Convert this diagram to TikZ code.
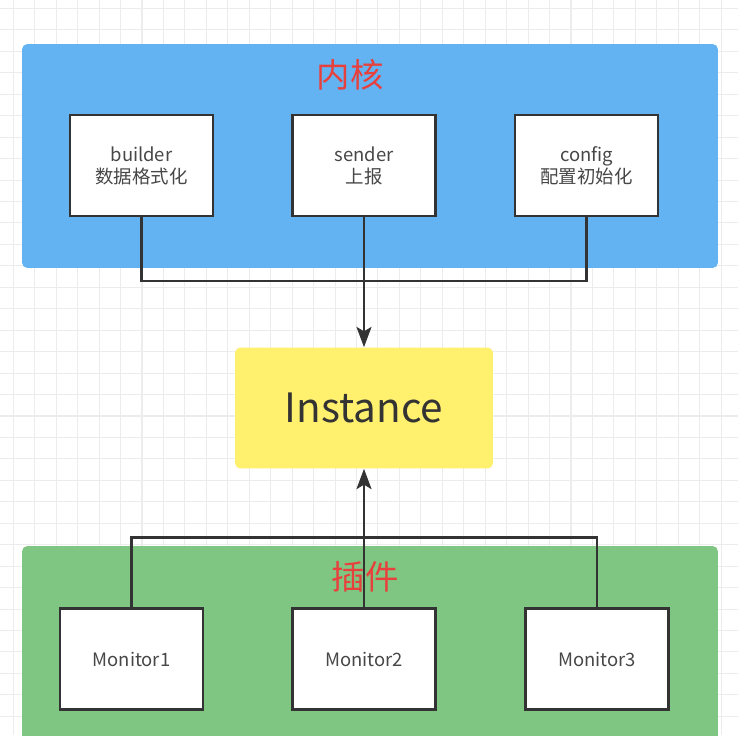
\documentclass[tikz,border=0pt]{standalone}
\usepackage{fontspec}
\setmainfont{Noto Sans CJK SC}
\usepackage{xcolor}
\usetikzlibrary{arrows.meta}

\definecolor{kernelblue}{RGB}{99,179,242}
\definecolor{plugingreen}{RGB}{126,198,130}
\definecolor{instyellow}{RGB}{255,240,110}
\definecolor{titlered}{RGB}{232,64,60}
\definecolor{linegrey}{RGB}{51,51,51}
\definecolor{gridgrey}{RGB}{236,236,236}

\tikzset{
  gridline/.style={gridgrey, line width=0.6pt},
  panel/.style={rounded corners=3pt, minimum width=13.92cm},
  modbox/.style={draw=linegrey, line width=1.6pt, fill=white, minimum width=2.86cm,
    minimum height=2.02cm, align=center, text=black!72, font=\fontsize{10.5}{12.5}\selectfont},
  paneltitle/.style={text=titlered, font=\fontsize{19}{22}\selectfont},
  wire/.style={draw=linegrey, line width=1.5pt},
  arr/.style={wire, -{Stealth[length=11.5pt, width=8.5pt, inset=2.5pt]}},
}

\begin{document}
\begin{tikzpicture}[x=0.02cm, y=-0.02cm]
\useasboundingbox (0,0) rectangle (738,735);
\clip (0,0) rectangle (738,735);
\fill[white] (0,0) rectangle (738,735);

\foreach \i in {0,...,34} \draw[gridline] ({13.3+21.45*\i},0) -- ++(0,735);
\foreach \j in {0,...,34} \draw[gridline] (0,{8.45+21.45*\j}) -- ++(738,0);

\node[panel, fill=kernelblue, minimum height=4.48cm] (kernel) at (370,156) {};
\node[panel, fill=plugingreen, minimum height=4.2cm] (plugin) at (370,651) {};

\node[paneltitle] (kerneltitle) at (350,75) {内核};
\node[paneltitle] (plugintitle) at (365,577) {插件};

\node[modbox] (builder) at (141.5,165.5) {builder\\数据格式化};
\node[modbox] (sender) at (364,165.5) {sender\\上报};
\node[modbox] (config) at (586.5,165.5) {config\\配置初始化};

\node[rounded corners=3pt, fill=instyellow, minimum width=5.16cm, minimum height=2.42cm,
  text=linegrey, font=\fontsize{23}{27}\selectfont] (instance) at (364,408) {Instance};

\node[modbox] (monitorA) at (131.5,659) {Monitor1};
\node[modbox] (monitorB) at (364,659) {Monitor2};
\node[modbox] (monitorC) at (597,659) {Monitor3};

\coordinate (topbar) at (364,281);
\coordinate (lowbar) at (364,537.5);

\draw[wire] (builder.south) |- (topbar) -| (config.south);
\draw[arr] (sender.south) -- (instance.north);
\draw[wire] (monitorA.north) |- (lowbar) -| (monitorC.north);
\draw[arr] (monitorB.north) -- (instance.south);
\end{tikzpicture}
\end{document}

::::

■ What is needed
Leave every image out, and retype the material exactly.

■ Completed task
Convert this diagram to TikZ code.
\documentclass[tikz,border=0pt]{standalone}
\usepackage{fontspec}
\setmainfont{Noto Sans CJK SC}
\usepackage{xcolor}
\usetikzlibrary{arrows.meta}

\definecolor{kernelblue}{RGB}{99,179,242}
\definecolor{plugingreen}{RGB}{126,198,130}
\definecolor{instyellow}{RGB}{255,240,110}
\definecolor{titlered}{RGB}{232,64,60}
\definecolor{linegrey}{RGB}{51,51,51}
\definecolor{gridgrey}{RGB}{236,236,236}

\tikzset{
  gridline/.style={gridgrey, line width=0.6pt},
  panel/.style={rounded corners=3pt, minimum width=13.92cm},
  modbox/.style={draw=linegrey, line width=1.6pt, fill=white, minimum width=2.86cm,
    minimum height=2.02cm, align=center, text=black!72, font=\fontsize{10.5}{12.5}\selectfont},
  paneltitle/.style={text=titlered, font=\fontsize{19}{22}\selectfont},
  wire/.style={draw=linegrey, line width=1.5pt},
  arr/.style={wire, -{Stealth[length=11.5pt, width=8.5pt, inset=2.5pt]}},
}

\begin{document}
\begin{tikzpicture}[x=0.02cm, y=-0.02cm]
\useasboundingbox (0,0) rectangle (738,735);
\clip (0,0) rectangle (738,735);
\fill[white] (0,0) rectangle (738,735);

\foreach \i in {0,...,34} \draw[gridline] ({13.3+21.45*\i},0) -- ++(0,735);
\foreach \j in {0,...,34} \draw[gridline] (0,{8.45+21.45*\j}) -- ++(738,0);

\node[panel, fill=kernelblue, minimum height=4.48cm] (kernel) at (370,156) {};
\node[panel, fill=plugingreen, minimum height=4.2cm] (plugin) at (370,651) {};

\node[paneltitle] (kerneltitle) at (350,75) {内核};
\node[paneltitle] (plugintitle) at (365,577) {插件};

\node[modbox] (builder) at (141.5,165.5) {builder\\数据格式化};
\node[modbox] (sender) at (364,165.5) {sender\\上报};
\node[modbox] (config) at (586.5,165.5) {config\\配置初始化};

\node[rounded corners=3pt, fill=instyellow, minimum width=5.16cm, minimum height=2.42cm,
  text=linegrey, font=\fontsize{23}{27}\selectfont] (instance) at (364,408) {Instance};

\node[modbox] (monitorA) at (131.5,659) {Monitor1};
\node[modbox] (monitorB) at (364,659) {Monitor2};
\node[modbox] (monitorC) at (597,659) {Monitor3};

\coordinate (topbar) at (364,281);
\coordinate (lowbar) at (364,537.5);

\draw[wire] (builder.south) |- (topbar) -| (config.south);
\draw[arr] (sender.south) -- (instance.north);
\draw[wire] (monitorA.north) |- (lowbar) -| (monitorC.north);
\draw[arr] (monitorB.north) -- (instance.south);
\end{tikzpicture}
\end{document}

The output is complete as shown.